Tuesday, January 24, 2012

Real Steel

***DISCLAIMER*** The following review is entirely my opinion. If you comment (which I encourage you to do) be respectful. If you don't agree with my opinion, that's fine. To each their own. I am just sharing my opinions and perspective. Finally, the reviews are given on a scale of 1-5. 1, of course, being terrible. 2, being not great. 3, being okay. 4, being good and 5, being epic!

Real Steel - 3 out of 5

When I first watched the trailer to Real Steel all I could think of was, "Hey, they made Clue into a movie and Battleship is coming out, why not Rock 'em Sock 'em Robots."  This prospect of another game becoming a movie got me excited to once again attempt to sell my script of turning Twister into a romantic comedy...I already have the tagline.  "Right hand blue, left hand love."  However, after watching the movie, I realized this movie has less to do with the game that knocks robots' blocks off and more to do with the 1987 classic with Sylvester Stalloone Over the Top.  Only instead of a boy and his father learning to love each other in a truck through the use of arm wrestling, we get a boy and his father learning to love each other in a truck with robot boxing--also the robots are better actors than Stalloone.

"About to finish robot:  Would you like me to continue? Yes or Cancel."

In the not to distant future, boxing isn't violent enough for the unwashed masses so people build robots to kick the crap out of each other.  One washed up operator (Hugh Jackman), after losing a battle against a bull (that's right, his robot is fighting a bull at the beginning of the film--the sad part is, this will probably actually become a reality in the future), discovers that his ex-wife died and he has to give up custody of his son to his former sister-in-law.  Jackman agrees to take the kid for the summer before giving him up permanently and the two hit the robot boxing scene with a robot that, in all reality, should just be a punching bag and not a champion.  However, this means the robot is the underdog and that means he's got heart (figuratively, he's a robot after all) and works his way up to fight the World Robot Boxing champion Zeus.

How come when actors get a controller of any kind in their hands in movies they have to
use it like they are having a spastic seizure?
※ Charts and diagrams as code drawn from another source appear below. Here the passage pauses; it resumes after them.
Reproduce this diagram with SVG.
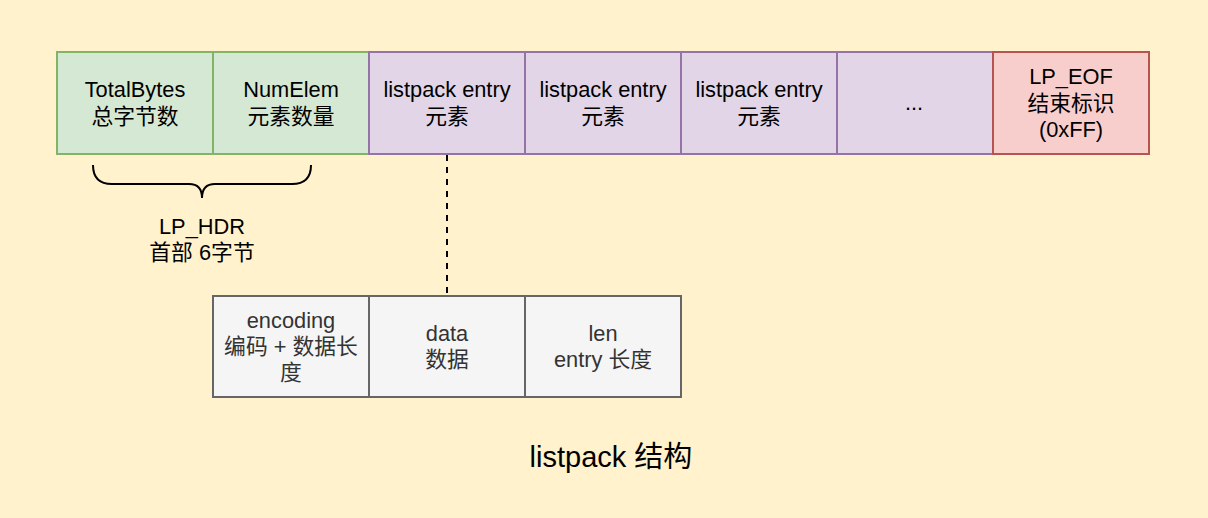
<svg xmlns="http://www.w3.org/2000/svg" width="1208" height="518" viewBox="0 0 1208 518">
<style>
text{font-family:"Liberation Sans","Noto Sans CJK SC",sans-serif;font-size:21.8px;text-anchor:middle;fill:#000}
.g{fill:#d5e8d4;stroke:#82b366;stroke-width:2}
.p{fill:#e1d5e7;stroke:#9673a6;stroke-width:2}
.r{fill:#f8cecc;stroke:#b85450;stroke-width:2}
.s{fill:#f5f5f5;stroke:#666666;stroke-width:2}
.s2{fill:#333333}
</style>
<rect width="1208" height="518" fill="#fff2cc"/>
<g id="connectors">
<path d="M447 155V295" stroke="#000" stroke-width="2" stroke-dasharray="6 6" fill="none"/>
<path d="M93 165Q93 184 112 184H189Q202 184 202 198Q202 184 215 184H292Q311 184 311 165" stroke="#000" stroke-width="2" fill="none"/>
</g>
<g id="totalbytes"><rect class="g" x="57" y="52" width="156" height="102"/><text x="135" y="97">TotalBytes</text><text x="135" y="124">总字节数</text></g>
<g id="numelem"><rect class="g" x="213" y="52" width="156" height="102"/><text x="291" y="97">NumElem</text><text x="291" y="124">元素数量</text></g>
<g id="entry1"><rect class="p" x="369" y="52" width="156" height="102"/><text x="447" y="97">listpack entry</text><text x="447" y="124">元素</text></g>
<g id="entry2"><rect class="p" x="525" y="52" width="156" height="102"/><text x="603" y="97">listpack entry</text><text x="603" y="124">元素</text></g>
<g id="entry3"><rect class="p" x="681" y="52" width="156" height="102"/><text x="759" y="97">listpack entry</text><text x="759" y="124">元素</text></g>
<g id="more"><rect class="p" x="837" y="52" width="156" height="102"/><text x="914" y="110">...</text></g>
<g id="eof"><rect class="r" x="993" y="52" width="156" height="102"/><text x="1071" y="84">LP_EOF</text><text x="1071" y="111">结束标识</text><text x="1071" y="137">(0xFF)</text></g>
<g id="hdr-label"><text x="202" y="234">LP_HDR</text><text x="202" y="260">首部 6字节</text></g>
<g id="encoding"><rect class="s" x="213" y="296" width="156" height="101"/><text class="s2" x="291" y="328">encoding</text><text class="s2" x="291" y="354">编码 + 数据长</text><text class="s2" x="291" y="380">度</text></g>
<g id="data"><rect class="s" x="369" y="296" width="156" height="101"/><text class="s2" x="447" y="341">data</text><text class="s2" x="447" y="367">数据</text></g>
<g id="len"><rect class="s" x="525" y="296" width="156" height="101"/><text class="s2" x="603" y="341">len</text><text class="s2" x="603" y="367">entry 长度</text></g>
<g id="title"><text x="611" y="467" style="font-size:29px">listpack 结构</text></g>
</svg>
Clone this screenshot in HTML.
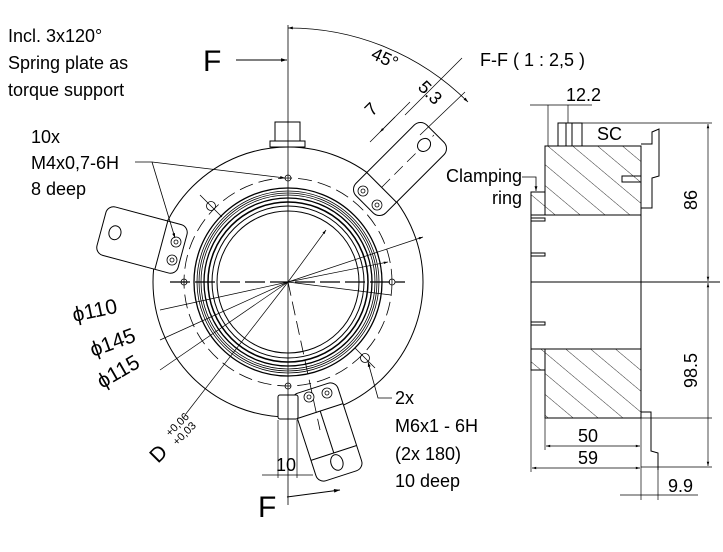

In a nutshell, Real Steel is just plain silly.  The premise is ridiculous and, as if to make it even sillier, the filmmakers take the movie WAYYYY too seriously.  It was as if director Shawn Levy was making the robot equivalent of Rocky.  As the story sets itself up, you settle in for one cliche after another in the world of underdog sports films--and when an estranged father and son are thrown into the mix and you're in for even more cliches.  What you would expect  happens as daddy and sonny boy don't get along at the beginning but end up finding mutual ground in the form of kicking metal butt and in the raining pieces of shredded steel and nuts and bolts, their begrudging respect turns into affection.  

That's a smile that screams "I didn't flush."

I see the kid from Star Wars Episode I:  The Phantom
Menace
hasn't aged a bit.
Once the kid is introduced, you knew this was going to happen so I'm going to throw this out there...the movie could probably have been better if he wasn't in it.  Had the movie been just about a washed up operator trying to dig himself out of the pits of the robot boxing world, this movie would have been a little more unique.  Also, the kid's character isn't helped by the fact that the actor playing him is absolutely awful to watch in action.  Then, as if the filmmakers are giving you bait to hate the kid even more, dances sequences with the kid and the underdog robot (named Atom) are thrown in before robo-bouts.

Seriously, the movie could have done without these scenes.  I get it, a robot doing the robot is cool.

Error 404: Punch Not Found
That being said, Real Steel isn't a total stinker.  The special effects are great and the boxing scenes (despite being done by robots) are genuinely entertaining.  Also, the future they show is realistic and not to over the top.  However, with the cliche themes littered within the story and the annoying boy only makes the film passably entertaining to watch and to give it a single shot.  But if Optimus Prime showed up in the end to take out Atom and Zeus and take the title of World Robot Boxing Champion, then the movie would have made it to a 5 out of 5.